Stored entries
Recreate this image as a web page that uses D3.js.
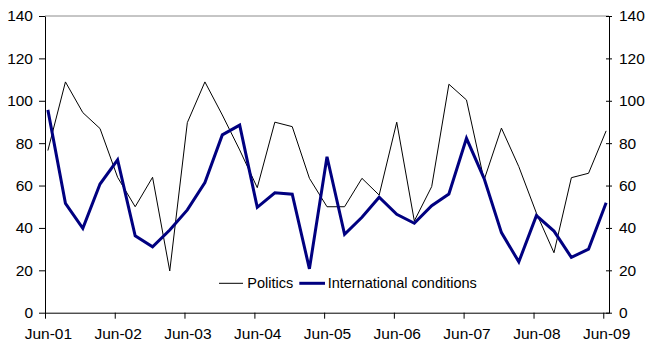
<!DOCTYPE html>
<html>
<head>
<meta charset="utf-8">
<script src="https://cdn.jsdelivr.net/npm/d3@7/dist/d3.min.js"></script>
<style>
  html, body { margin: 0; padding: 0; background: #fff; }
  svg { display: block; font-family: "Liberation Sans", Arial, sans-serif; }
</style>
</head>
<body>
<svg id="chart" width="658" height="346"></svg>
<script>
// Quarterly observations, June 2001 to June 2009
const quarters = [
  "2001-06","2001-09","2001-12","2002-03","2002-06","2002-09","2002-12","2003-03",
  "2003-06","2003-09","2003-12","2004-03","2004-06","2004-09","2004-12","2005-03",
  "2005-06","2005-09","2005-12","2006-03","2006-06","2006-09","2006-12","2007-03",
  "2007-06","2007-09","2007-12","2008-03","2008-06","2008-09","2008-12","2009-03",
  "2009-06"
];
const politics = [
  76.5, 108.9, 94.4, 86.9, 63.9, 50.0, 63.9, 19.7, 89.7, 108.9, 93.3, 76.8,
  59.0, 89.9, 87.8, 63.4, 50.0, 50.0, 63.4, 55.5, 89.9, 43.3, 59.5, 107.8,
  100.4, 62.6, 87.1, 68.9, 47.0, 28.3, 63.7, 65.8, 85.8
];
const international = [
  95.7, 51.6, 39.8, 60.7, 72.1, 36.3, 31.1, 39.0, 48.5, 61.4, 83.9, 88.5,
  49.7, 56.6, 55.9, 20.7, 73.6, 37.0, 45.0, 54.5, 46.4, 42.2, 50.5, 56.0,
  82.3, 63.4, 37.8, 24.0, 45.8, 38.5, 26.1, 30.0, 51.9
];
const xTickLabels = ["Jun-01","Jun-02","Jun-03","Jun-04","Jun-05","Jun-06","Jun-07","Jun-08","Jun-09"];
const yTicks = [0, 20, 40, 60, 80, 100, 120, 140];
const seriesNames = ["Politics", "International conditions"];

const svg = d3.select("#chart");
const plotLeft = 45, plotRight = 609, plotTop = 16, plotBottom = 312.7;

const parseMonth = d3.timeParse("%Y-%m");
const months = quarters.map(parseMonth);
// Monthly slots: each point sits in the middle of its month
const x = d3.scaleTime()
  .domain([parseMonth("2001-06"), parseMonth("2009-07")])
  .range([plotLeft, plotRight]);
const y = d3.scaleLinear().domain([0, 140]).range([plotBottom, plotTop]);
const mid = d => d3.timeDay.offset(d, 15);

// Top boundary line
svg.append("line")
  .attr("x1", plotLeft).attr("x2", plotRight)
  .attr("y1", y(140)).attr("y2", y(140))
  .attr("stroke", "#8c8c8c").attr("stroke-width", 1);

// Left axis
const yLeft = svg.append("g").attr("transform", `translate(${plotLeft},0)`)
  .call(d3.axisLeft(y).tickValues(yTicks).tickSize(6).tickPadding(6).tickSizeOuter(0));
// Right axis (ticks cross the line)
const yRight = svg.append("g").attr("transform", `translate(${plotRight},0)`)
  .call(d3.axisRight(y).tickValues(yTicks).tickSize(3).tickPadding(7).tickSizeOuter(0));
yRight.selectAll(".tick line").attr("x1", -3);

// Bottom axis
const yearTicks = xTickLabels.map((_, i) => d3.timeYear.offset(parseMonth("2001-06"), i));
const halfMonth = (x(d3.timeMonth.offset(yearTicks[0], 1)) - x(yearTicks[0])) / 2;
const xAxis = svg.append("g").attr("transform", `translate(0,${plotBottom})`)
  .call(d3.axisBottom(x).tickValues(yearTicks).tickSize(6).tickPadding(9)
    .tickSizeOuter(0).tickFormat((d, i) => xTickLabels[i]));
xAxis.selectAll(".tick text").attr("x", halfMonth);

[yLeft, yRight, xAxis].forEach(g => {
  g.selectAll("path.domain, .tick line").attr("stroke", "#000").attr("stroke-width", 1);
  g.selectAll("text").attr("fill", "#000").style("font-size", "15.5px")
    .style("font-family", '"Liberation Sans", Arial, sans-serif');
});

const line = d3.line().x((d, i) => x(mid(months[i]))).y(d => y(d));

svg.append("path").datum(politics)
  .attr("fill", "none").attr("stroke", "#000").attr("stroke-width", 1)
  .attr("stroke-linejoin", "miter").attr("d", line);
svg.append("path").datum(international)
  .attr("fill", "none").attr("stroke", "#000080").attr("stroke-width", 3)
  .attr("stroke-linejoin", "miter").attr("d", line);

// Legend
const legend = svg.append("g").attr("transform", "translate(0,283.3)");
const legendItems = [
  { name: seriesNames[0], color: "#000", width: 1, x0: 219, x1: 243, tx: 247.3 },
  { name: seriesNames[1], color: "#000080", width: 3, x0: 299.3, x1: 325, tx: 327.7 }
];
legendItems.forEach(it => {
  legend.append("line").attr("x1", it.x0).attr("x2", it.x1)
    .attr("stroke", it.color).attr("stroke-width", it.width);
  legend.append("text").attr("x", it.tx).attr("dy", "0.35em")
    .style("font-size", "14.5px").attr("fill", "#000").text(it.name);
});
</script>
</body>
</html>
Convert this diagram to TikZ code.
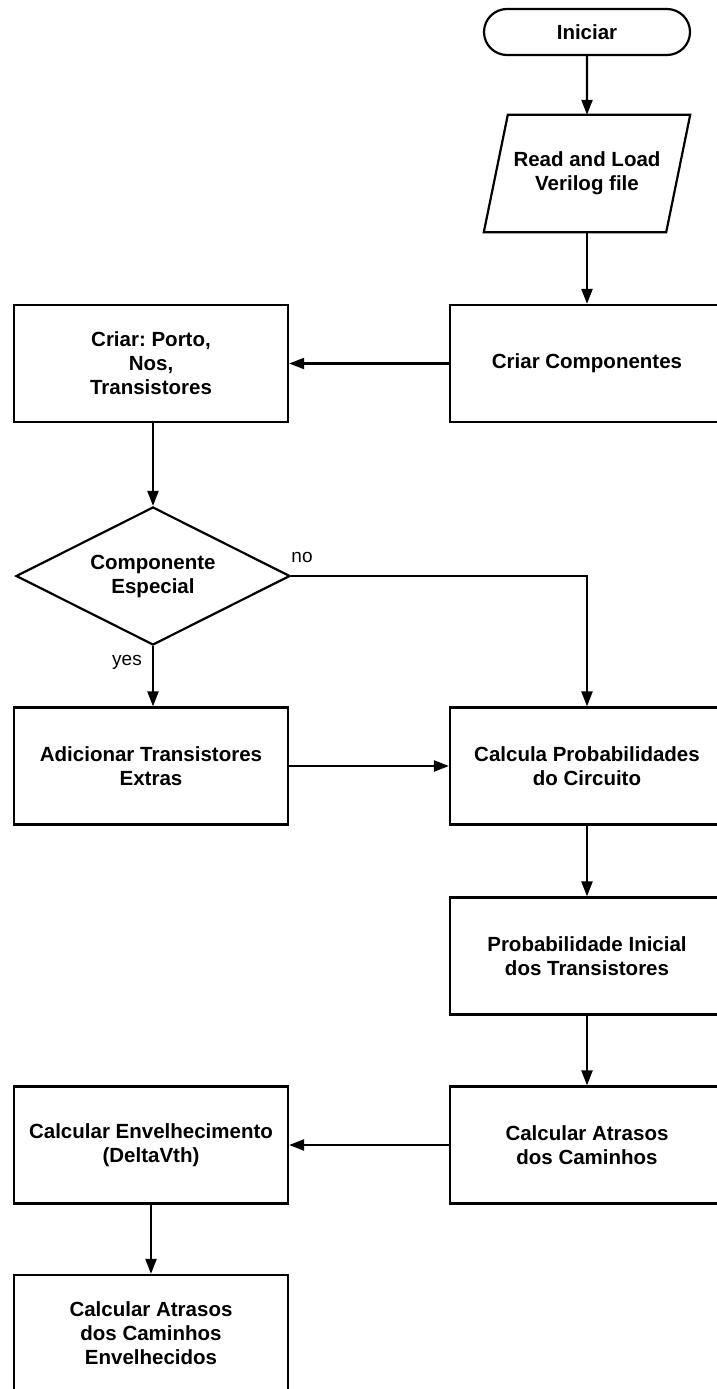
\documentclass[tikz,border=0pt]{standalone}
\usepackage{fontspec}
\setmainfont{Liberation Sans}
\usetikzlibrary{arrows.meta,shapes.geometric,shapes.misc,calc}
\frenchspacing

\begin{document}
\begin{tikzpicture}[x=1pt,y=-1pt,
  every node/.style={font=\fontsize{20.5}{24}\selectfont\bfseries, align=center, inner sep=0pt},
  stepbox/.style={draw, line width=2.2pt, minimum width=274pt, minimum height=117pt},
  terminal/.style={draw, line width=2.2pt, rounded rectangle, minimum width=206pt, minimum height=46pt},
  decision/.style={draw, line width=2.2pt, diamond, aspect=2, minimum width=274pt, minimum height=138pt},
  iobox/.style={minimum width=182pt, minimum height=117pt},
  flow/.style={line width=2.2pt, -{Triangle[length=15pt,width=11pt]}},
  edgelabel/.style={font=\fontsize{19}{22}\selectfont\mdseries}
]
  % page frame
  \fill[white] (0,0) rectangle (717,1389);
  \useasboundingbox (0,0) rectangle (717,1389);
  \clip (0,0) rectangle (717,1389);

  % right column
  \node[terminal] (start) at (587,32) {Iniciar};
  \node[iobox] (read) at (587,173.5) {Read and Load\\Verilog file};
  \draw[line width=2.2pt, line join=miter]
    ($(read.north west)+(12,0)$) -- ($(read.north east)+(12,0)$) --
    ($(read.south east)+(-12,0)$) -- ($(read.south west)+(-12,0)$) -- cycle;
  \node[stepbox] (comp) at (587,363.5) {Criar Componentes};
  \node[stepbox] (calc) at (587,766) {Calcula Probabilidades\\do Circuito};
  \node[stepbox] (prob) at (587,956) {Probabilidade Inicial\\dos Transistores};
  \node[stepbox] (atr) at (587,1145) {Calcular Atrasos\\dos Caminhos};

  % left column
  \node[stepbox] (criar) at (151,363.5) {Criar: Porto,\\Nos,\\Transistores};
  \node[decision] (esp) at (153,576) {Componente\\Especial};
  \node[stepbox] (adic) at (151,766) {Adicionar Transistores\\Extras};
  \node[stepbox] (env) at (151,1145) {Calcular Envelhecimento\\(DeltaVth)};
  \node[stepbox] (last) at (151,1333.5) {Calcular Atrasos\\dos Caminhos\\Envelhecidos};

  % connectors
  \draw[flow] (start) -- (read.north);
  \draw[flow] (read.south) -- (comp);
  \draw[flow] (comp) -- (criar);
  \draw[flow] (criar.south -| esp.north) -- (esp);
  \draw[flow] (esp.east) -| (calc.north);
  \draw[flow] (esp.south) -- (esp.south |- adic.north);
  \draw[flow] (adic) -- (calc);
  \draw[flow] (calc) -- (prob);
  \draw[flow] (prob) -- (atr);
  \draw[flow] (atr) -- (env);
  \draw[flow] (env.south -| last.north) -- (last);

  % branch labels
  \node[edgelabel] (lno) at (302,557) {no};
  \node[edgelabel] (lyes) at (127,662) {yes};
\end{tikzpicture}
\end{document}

- _The problem_:
Of the lines above, copy only those from the one holding "Convert this diagram to TikZ code." to the one holding "(atr) at (587,1145)", both included, and exclude every image.

- _The reply_:
Convert this diagram to TikZ code.
\documentclass[tikz,border=0pt]{standalone}
\usepackage{fontspec}
\setmainfont{Liberation Sans}
\usetikzlibrary{arrows.meta,shapes.geometric,shapes.misc,calc}
\frenchspacing

\begin{document}
\begin{tikzpicture}[x=1pt,y=-1pt,
  every node/.style={font=\fontsize{20.5}{24}\selectfont\bfseries, align=center, inner sep=0pt},
  stepbox/.style={draw, line width=2.2pt, minimum width=274pt, minimum height=117pt},
  terminal/.style={draw, line width=2.2pt, rounded rectangle, minimum width=206pt, minimum height=46pt},
  decision/.style={draw, line width=2.2pt, diamond, aspect=2, minimum width=274pt, minimum height=138pt},
  iobox/.style={minimum width=182pt, minimum height=117pt},
  flow/.style={line width=2.2pt, -{Triangle[length=15pt,width=11pt]}},
  edgelabel/.style={font=\fontsize{19}{22}\selectfont\mdseries}
]
  % page frame
  \fill[white] (0,0) rectangle (717,1389);
  \useasboundingbox (0,0) rectangle (717,1389);
  \clip (0,0) rectangle (717,1389);

  % right column
  \node[terminal] (start) at (587,32) {Iniciar};
  \node[iobox] (read) at (587,173.5) {Read and Load\\Verilog file};
  \draw[line width=2.2pt, line join=miter]
    ($(read.north west)+(12,0)$) -- ($(read.north east)+(12,0)$) --
    ($(read.south east)+(-12,0)$) -- ($(read.south west)+(-12,0)$) -- cycle;
  \node[stepbox] (comp) at (587,363.5) {Criar Componentes};
  \node[stepbox] (calc) at (587,766) {Calcula Probabilidades\\do Circuito};
  \node[stepbox] (prob) at (587,956) {Probabilidade Inicial\\dos Transistores};
  \node[stepbox] (atr) at (587,1145) {Calcular Atrasos\\dos Caminhos};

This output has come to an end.